→ Records for the exercise:
________________

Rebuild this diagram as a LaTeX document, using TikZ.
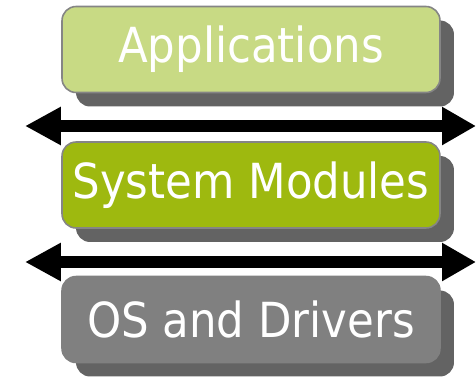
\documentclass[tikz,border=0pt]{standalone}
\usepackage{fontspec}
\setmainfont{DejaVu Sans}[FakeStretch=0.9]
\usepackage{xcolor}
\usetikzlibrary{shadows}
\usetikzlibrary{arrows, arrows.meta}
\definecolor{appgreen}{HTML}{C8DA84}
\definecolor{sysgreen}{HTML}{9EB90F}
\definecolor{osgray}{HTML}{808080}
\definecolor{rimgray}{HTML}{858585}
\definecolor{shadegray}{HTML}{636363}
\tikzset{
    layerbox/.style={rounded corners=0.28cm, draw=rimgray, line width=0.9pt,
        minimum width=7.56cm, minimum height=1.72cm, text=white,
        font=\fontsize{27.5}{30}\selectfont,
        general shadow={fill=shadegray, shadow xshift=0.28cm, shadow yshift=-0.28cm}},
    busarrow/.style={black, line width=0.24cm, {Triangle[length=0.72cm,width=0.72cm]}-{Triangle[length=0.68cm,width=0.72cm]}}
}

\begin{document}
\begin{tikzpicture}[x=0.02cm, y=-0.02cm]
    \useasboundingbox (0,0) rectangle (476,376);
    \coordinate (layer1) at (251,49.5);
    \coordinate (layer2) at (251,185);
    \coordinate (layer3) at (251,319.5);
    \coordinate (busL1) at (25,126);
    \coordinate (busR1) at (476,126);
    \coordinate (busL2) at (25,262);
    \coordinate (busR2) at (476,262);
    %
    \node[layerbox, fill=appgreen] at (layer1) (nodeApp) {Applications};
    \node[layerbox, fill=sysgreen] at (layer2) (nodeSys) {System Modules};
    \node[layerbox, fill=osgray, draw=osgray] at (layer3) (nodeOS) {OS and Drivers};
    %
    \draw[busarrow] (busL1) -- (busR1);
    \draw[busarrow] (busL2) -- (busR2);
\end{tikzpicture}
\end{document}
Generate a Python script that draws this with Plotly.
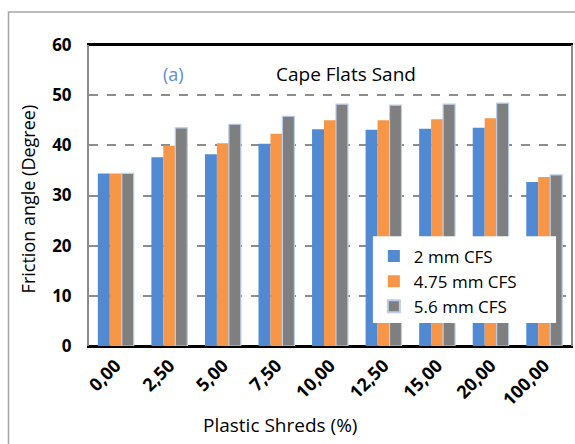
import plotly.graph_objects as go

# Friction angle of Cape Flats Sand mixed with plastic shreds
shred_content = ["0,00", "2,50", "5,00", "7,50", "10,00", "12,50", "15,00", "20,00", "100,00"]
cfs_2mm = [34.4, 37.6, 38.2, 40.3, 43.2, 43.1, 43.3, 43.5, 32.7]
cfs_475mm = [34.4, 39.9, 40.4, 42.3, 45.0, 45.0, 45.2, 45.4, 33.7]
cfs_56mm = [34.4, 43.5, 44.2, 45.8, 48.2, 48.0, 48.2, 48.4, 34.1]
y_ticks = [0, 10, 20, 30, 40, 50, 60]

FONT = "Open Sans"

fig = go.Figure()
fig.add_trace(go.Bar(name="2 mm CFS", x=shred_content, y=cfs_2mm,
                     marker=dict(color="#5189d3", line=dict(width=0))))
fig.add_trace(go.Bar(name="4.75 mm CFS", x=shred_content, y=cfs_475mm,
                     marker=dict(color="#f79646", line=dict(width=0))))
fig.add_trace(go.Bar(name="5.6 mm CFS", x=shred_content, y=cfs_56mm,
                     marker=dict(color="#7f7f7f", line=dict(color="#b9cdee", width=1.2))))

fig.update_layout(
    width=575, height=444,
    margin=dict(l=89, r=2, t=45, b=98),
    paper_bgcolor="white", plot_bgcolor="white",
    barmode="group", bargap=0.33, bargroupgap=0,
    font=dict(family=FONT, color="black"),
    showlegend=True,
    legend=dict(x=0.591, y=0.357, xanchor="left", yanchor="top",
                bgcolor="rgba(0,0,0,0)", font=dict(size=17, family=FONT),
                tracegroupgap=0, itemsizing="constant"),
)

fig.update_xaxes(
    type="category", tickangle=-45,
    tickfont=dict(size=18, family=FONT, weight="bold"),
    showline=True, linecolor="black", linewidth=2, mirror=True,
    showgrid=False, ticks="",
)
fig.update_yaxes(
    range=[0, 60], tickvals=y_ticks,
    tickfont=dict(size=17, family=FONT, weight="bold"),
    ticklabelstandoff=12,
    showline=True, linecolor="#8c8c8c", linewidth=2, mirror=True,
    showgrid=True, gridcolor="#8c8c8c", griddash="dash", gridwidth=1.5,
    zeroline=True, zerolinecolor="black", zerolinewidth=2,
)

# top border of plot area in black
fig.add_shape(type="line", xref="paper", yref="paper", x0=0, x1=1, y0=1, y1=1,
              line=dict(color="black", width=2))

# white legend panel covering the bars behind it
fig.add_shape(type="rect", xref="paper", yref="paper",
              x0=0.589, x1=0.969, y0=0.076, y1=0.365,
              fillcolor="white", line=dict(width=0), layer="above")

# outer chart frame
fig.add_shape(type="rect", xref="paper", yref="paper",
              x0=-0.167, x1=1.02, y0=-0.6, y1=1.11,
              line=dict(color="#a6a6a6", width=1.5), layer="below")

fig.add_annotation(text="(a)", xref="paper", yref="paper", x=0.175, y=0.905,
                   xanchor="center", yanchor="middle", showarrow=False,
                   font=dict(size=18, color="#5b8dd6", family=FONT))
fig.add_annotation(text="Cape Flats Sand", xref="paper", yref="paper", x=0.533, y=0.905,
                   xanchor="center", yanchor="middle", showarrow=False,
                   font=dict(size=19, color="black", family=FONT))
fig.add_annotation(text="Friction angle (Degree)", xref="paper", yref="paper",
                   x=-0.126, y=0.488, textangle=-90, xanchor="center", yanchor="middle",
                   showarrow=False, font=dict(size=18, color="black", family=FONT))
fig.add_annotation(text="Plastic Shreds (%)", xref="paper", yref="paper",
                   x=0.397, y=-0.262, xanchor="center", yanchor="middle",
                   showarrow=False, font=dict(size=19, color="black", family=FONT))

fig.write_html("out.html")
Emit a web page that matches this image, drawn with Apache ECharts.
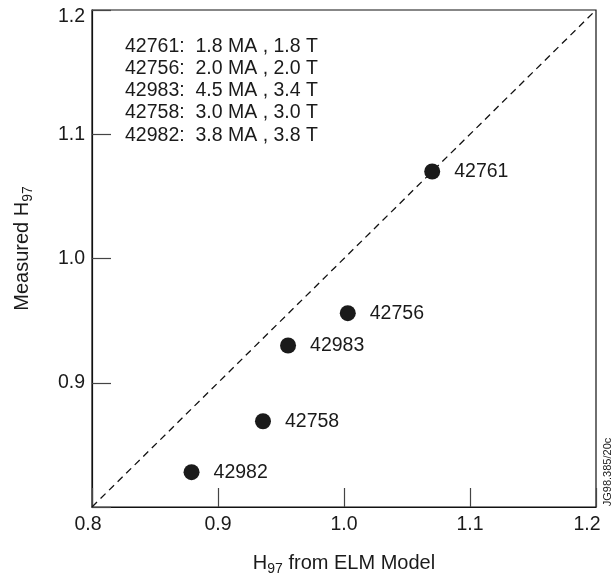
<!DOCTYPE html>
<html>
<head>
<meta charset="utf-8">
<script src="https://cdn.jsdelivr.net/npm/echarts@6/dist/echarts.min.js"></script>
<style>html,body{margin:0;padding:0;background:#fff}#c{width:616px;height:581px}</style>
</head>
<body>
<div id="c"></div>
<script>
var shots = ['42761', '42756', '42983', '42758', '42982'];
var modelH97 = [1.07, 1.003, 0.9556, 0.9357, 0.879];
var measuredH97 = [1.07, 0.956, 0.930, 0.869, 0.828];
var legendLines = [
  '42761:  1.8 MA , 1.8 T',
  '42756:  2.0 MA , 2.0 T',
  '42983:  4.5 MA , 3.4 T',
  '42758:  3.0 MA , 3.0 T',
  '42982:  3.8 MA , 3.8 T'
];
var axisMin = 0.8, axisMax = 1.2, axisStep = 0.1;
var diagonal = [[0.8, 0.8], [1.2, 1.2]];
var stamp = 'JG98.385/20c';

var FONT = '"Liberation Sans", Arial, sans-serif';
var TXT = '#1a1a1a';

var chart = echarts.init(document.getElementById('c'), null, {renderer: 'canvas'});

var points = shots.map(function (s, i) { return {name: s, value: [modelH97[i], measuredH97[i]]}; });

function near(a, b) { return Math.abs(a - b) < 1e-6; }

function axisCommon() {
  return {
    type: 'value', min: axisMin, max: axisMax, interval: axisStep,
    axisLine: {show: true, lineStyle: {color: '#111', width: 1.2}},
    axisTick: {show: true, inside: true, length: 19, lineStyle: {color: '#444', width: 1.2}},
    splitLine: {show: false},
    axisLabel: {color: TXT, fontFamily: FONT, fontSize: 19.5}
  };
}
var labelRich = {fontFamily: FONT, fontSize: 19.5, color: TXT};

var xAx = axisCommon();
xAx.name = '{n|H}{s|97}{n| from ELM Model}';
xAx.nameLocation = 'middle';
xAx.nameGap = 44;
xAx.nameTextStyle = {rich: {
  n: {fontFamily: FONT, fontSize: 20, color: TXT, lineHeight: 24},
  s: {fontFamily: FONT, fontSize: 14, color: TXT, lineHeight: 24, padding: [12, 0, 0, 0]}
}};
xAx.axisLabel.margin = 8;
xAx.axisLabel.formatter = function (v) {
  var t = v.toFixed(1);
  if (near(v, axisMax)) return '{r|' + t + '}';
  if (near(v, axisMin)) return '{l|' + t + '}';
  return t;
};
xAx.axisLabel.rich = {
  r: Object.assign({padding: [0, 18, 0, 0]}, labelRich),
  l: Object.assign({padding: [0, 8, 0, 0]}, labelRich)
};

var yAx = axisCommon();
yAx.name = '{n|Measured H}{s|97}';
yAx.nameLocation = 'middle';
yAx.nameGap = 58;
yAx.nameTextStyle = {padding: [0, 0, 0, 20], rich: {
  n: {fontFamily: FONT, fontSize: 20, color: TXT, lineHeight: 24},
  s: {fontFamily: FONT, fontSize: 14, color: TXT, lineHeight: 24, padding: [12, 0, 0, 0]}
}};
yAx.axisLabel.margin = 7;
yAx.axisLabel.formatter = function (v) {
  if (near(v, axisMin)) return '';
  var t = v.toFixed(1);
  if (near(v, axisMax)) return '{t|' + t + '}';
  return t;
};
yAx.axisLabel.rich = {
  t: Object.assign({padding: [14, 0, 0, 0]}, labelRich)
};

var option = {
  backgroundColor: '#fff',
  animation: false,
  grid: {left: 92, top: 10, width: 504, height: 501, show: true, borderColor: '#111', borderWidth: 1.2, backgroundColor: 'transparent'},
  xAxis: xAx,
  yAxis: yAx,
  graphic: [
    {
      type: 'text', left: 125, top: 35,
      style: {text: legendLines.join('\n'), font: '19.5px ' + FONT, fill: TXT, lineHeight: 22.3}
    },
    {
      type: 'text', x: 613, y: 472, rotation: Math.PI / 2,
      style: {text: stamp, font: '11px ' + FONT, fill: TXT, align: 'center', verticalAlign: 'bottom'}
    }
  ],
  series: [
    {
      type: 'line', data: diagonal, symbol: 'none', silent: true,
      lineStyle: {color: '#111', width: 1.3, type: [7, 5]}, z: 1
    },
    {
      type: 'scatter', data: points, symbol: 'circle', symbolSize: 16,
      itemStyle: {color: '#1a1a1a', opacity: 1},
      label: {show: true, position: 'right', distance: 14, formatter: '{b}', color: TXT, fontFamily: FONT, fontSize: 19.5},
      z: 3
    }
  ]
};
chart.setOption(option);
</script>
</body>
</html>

________________

→ Exercise objective: State how many lines include the string "that", and nothing more.

→ Exercise result: 2